Ora, invece, pare che tutti abbiano paura di essere derubati di tutto, cioè del nulla dal quale ciascuno è posseduto. Un altro romanzo scritto prima che la realtà superasse la fantasia. Se fossimo nel ‘68 sarebbe una specie di Teorema, dove l’irruzione dello straniero, con il suo essere anche erotico, turba coscienze aurorali e famiglie borghesi, ma la logica è saltata e lo scandalo è vecchio. C’è una scena in cui Leo sogna una scimmia crocifissa, siamo sempre noi. Ma è facile dimenticare quanto sia sacro un corpo solo e nudo, alla deriva di qualsiasi mare. Bisogna continuare a scriverlo, tornando alle parole prime.

Marina Mander L'età straniera

IL LIBRO E L’AUTRICE – Marina Mander è l’autrice di origini triestine del romanzo L’età straniera (Marsilio). Il protagonista del libro, Leo, è un ragazzo che non studia molto, ma che è comunque bravo a scuola. Ha una madre, Margherita, ma il padre è affogato in mare. Leo odia le cose, specialmente il mare, finché nella sua vita non compare Florin, un ragazzino rumeno che non studia, non ha madre né padre – o forse sì ma non ci sono.
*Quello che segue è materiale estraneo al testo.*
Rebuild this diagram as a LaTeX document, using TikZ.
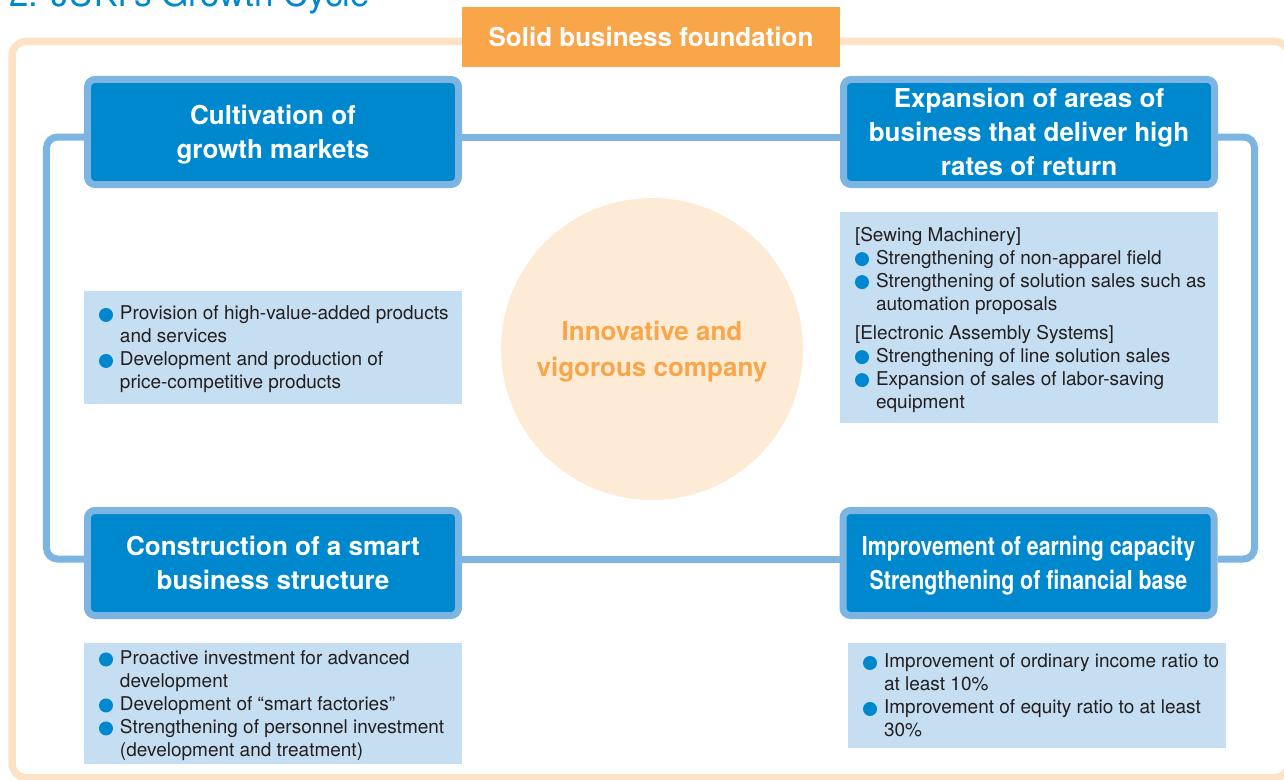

Florin si prostituisce e la madre decide di ospitarlo, sistemandolo in camera di Leo, perché la casa è piccola e perché “forse potete farvi bene l’un l’altro”.
Mander, già autrice di romanzi come Manuale di ipocondria fantastica (Transeuropa) e Catalogo degli addii (Editions du Rouergue), racconta la storia di questi due ragazzi: Leo, tutto cervello, e Florin, tutto corpo, ma entrambi adolescenti, con ferite profonde e corpi e sentimenti giovani. Comincia così l’avventura del loro viaggio: mistico per Leo (in continuo contatto con un tribunale immaginario che cerca di convincerlo di aver ucciso il padre) e fisico per Florin (in balia di uomini violenti in un mondo più violento ancora).